_SUPPLIED ENTRIES_
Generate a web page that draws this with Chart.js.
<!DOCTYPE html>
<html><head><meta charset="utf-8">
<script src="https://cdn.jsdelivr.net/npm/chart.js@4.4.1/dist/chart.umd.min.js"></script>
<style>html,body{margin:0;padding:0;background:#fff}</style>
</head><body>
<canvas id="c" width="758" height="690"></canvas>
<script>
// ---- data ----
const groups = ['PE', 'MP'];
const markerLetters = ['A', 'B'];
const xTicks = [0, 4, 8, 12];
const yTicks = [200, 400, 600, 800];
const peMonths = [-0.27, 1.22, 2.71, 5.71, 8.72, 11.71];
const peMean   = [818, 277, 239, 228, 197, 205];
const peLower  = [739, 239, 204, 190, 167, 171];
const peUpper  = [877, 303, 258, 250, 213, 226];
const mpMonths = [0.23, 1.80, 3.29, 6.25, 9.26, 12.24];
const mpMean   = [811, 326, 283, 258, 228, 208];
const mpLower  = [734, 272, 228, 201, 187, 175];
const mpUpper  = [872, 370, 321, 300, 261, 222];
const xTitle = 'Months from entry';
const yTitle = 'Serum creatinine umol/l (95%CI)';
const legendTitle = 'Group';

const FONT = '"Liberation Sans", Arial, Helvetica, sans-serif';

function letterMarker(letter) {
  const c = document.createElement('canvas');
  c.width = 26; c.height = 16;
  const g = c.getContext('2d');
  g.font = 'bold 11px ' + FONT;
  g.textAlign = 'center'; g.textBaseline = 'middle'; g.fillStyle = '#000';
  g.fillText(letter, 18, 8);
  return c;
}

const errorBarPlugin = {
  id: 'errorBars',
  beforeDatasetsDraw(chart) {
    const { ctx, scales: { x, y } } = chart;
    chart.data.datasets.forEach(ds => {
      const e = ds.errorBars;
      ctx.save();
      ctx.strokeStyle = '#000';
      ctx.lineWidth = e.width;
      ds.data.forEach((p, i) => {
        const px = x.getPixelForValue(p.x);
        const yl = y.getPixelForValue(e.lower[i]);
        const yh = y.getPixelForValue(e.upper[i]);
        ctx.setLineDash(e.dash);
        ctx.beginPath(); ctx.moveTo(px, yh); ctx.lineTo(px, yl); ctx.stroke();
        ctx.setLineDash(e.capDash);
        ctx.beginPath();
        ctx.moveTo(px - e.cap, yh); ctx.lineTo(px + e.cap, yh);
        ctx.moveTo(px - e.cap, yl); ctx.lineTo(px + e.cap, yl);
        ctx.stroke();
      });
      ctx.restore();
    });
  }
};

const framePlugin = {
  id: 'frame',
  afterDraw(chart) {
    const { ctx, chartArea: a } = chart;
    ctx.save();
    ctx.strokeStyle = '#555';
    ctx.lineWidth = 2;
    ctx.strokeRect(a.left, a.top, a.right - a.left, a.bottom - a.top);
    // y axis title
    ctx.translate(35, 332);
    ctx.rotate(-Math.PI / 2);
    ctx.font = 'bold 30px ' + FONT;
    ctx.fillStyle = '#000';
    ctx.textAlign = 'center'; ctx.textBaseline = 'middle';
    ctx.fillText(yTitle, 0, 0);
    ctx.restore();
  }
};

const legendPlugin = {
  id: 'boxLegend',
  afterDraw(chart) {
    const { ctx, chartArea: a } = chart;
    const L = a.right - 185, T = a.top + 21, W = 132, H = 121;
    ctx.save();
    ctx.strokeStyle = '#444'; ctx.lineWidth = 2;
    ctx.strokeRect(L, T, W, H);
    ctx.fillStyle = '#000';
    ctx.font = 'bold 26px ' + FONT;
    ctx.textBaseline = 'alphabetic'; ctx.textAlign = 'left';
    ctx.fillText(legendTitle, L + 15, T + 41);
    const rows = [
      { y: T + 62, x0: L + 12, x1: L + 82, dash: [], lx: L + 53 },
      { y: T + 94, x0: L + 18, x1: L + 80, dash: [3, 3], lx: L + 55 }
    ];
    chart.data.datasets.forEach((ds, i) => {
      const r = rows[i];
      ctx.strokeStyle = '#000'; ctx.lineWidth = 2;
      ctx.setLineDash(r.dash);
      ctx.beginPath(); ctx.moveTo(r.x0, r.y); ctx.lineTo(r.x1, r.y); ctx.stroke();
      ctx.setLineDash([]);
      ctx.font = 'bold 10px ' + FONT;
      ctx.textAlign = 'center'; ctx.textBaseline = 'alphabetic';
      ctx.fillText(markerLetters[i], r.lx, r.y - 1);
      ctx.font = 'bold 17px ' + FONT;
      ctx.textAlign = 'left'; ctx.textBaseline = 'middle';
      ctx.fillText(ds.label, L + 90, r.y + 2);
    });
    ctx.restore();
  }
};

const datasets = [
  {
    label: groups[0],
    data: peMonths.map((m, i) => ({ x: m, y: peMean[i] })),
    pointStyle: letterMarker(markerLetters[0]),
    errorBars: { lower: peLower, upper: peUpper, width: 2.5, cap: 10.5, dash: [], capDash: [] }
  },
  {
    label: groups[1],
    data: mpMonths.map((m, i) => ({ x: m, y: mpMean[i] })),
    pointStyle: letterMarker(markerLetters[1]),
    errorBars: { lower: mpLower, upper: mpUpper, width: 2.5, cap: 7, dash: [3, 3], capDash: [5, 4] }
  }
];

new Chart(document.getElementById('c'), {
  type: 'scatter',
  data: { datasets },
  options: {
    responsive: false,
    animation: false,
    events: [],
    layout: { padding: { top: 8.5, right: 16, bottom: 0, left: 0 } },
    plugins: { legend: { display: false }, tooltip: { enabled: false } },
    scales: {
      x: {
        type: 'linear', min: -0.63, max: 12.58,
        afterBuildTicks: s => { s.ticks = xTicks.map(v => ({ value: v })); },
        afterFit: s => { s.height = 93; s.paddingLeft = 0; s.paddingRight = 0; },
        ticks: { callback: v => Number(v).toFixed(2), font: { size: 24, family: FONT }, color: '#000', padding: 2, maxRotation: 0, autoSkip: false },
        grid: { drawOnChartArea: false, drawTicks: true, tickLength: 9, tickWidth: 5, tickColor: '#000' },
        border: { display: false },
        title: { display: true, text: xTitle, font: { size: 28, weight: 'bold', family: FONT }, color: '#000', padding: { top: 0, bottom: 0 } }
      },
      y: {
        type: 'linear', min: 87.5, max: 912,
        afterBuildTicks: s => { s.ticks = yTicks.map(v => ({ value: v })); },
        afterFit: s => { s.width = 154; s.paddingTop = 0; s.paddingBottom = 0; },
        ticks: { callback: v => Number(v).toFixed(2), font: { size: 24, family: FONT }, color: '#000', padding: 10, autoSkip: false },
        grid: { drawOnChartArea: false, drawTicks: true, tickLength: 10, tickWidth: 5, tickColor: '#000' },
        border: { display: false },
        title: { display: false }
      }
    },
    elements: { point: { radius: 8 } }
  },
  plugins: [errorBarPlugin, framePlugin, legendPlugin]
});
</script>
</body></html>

---

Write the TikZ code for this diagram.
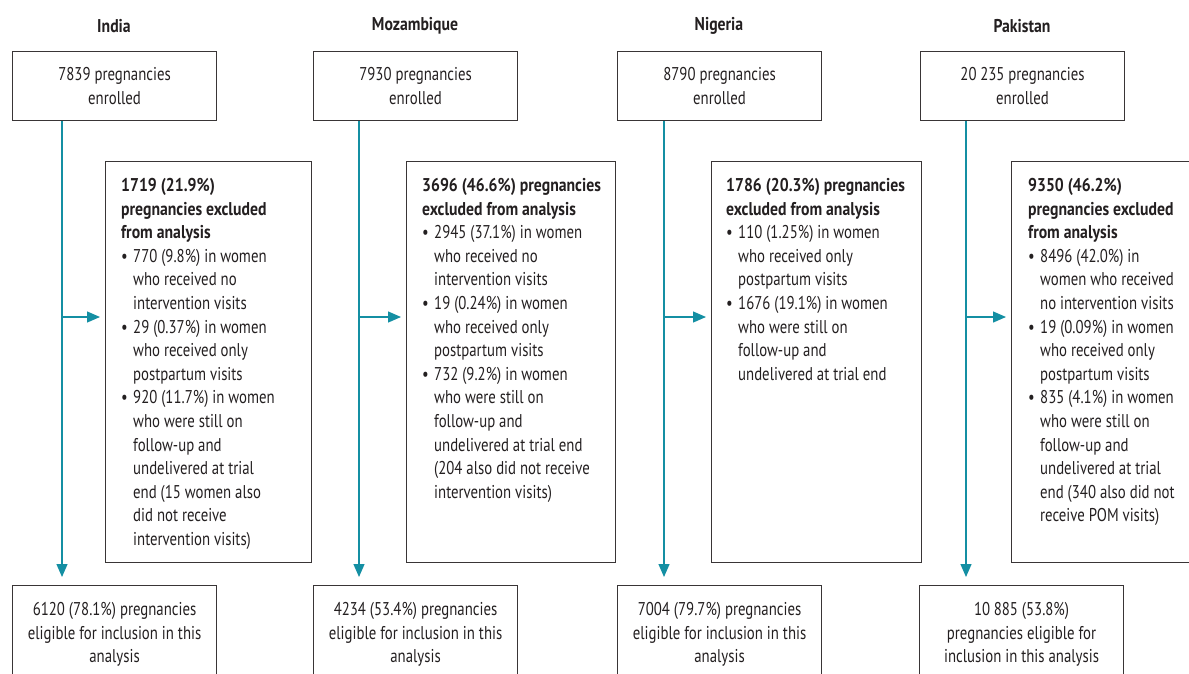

* * *

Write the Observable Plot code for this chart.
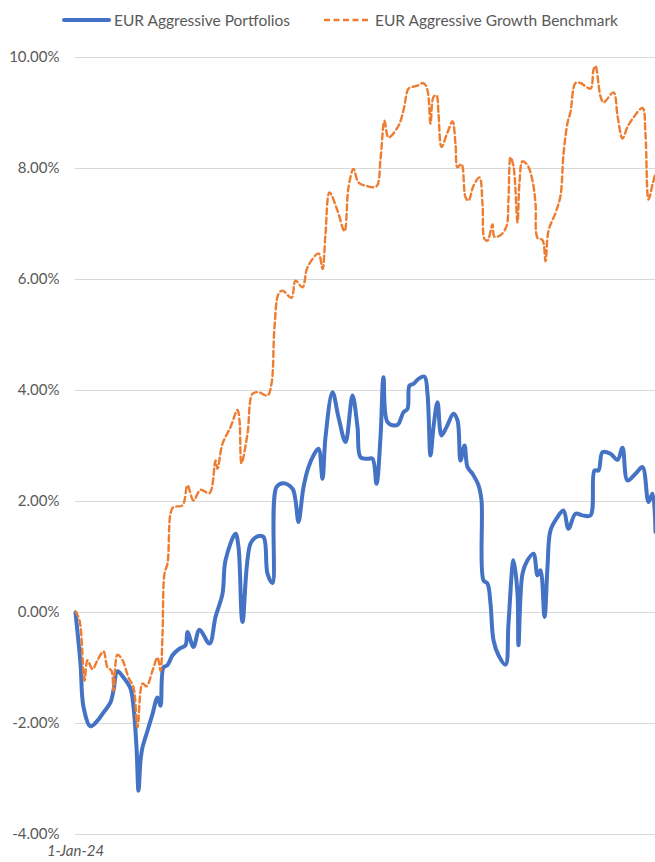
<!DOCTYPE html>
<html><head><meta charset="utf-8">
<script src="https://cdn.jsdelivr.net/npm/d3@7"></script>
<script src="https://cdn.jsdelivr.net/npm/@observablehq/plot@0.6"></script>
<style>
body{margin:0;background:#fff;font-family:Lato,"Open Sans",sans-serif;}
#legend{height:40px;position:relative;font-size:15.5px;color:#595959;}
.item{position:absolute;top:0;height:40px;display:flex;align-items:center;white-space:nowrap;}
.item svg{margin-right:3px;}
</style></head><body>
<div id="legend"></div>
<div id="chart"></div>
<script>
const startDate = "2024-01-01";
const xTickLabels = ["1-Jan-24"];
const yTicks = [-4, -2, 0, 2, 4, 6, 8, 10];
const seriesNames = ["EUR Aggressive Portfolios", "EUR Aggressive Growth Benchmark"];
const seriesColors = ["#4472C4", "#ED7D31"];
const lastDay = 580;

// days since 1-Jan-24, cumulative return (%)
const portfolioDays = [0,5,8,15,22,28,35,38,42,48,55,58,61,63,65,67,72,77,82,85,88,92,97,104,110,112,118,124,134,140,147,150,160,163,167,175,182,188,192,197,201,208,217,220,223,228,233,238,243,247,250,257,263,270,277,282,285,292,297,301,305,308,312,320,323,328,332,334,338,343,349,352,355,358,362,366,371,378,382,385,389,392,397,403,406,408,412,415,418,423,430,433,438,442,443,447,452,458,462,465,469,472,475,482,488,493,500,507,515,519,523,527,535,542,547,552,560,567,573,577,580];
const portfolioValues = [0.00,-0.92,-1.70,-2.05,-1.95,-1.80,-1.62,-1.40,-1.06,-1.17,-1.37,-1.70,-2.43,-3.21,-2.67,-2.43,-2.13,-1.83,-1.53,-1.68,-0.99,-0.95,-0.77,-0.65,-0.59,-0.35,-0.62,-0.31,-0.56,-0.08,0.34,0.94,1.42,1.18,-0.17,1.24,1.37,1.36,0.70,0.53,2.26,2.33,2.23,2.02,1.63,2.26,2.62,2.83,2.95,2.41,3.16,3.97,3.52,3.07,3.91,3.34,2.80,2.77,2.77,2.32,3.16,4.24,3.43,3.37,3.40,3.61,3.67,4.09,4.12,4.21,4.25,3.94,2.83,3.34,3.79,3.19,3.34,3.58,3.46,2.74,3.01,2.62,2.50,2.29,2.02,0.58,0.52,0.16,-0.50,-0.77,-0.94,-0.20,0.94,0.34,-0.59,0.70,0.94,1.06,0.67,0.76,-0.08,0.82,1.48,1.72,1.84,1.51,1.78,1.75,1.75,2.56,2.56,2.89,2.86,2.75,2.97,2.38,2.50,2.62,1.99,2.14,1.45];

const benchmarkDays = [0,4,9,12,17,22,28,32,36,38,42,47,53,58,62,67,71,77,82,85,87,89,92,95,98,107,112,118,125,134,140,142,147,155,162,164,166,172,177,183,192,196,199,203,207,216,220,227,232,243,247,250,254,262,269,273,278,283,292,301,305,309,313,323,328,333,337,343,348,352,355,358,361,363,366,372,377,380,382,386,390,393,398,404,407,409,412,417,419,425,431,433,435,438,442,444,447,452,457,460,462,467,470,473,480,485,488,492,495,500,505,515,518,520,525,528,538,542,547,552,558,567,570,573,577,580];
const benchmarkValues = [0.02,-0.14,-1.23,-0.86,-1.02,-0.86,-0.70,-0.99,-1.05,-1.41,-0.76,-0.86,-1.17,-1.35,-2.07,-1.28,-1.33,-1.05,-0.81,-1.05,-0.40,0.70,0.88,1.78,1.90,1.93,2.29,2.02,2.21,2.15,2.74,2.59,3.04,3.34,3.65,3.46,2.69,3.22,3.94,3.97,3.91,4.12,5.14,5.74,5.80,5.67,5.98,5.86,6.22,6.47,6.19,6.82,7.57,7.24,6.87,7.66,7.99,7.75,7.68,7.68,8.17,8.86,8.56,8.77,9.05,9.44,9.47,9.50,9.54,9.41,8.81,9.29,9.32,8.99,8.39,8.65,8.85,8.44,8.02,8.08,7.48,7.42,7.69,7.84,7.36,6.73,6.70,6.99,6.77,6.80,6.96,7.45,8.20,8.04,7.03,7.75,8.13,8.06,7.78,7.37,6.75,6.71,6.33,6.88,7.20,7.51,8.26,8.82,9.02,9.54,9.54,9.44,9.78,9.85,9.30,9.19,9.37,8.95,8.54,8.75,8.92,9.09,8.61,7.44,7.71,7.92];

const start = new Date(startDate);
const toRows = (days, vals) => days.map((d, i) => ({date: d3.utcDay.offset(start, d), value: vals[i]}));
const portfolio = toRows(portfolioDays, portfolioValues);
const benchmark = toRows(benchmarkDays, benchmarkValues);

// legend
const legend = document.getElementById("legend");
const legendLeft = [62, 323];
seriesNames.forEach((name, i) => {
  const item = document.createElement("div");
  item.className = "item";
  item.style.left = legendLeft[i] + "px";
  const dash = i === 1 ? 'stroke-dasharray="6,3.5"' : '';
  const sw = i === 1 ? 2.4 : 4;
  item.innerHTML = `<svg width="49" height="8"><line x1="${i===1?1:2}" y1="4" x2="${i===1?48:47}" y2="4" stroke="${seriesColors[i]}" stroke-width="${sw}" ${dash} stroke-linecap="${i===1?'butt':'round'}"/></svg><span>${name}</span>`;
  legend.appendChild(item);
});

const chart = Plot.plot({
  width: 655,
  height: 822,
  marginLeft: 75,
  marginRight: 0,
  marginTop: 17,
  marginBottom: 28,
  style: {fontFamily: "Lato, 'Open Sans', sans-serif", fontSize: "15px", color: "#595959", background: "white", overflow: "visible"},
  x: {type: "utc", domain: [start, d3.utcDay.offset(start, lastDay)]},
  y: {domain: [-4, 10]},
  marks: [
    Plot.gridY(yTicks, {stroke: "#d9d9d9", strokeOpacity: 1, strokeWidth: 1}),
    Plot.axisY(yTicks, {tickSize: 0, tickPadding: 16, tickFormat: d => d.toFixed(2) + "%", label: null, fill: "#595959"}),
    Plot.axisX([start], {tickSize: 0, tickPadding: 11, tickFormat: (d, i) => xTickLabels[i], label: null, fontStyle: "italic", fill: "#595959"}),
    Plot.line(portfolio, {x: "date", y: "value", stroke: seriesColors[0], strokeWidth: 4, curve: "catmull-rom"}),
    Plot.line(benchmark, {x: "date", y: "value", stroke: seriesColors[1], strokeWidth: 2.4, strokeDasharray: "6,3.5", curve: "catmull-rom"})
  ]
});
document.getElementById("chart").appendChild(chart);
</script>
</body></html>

_WORK REQUIRED_
Give back, word for word, only the lines above from the line holding "Generate a web" to the line holding "Arial, Helvetica, sans-serif';", both included.

_THE RESPONSE_
Generate a web page that draws this with Chart.js.
<!DOCTYPE html>
<html><head><meta charset="utf-8">
<script src="https://cdn.jsdelivr.net/npm/chart.js@4.4.1/dist/chart.umd.min.js"></script>
<style>html,body{margin:0;padding:0;background:#fff}</style>
</head><body>
<canvas id="c" width="758" height="690"></canvas>
<script>
// ---- data ----
const groups = ['PE', 'MP'];
const markerLetters = ['A', 'B'];
const xTicks = [0, 4, 8, 12];
const yTicks = [200, 400, 600, 800];
const peMonths = [-0.27, 1.22, 2.71, 5.71, 8.72, 11.71];
const peMean   = [818, 277, 239, 228, 197, 205];
const peLower  = [739, 239, 204, 190, 167, 171];
const peUpper  = [877, 303, 258, 250, 213, 226];
const mpMonths = [0.23, 1.80, 3.29, 6.25, 9.26, 12.24];
const mpMean   = [811, 326, 283, 258, 228, 208];
const mpLower  = [734, 272, 228, 201, 187, 175];
const mpUpper  = [872, 370, 321, 300, 261, 222];
const xTitle = 'Months from entry';
const yTitle = 'Serum creatinine umol/l (95%CI)';
const legendTitle = 'Group';

const FONT = '"Liberation Sans", Arial, Helvetica, sans-serif';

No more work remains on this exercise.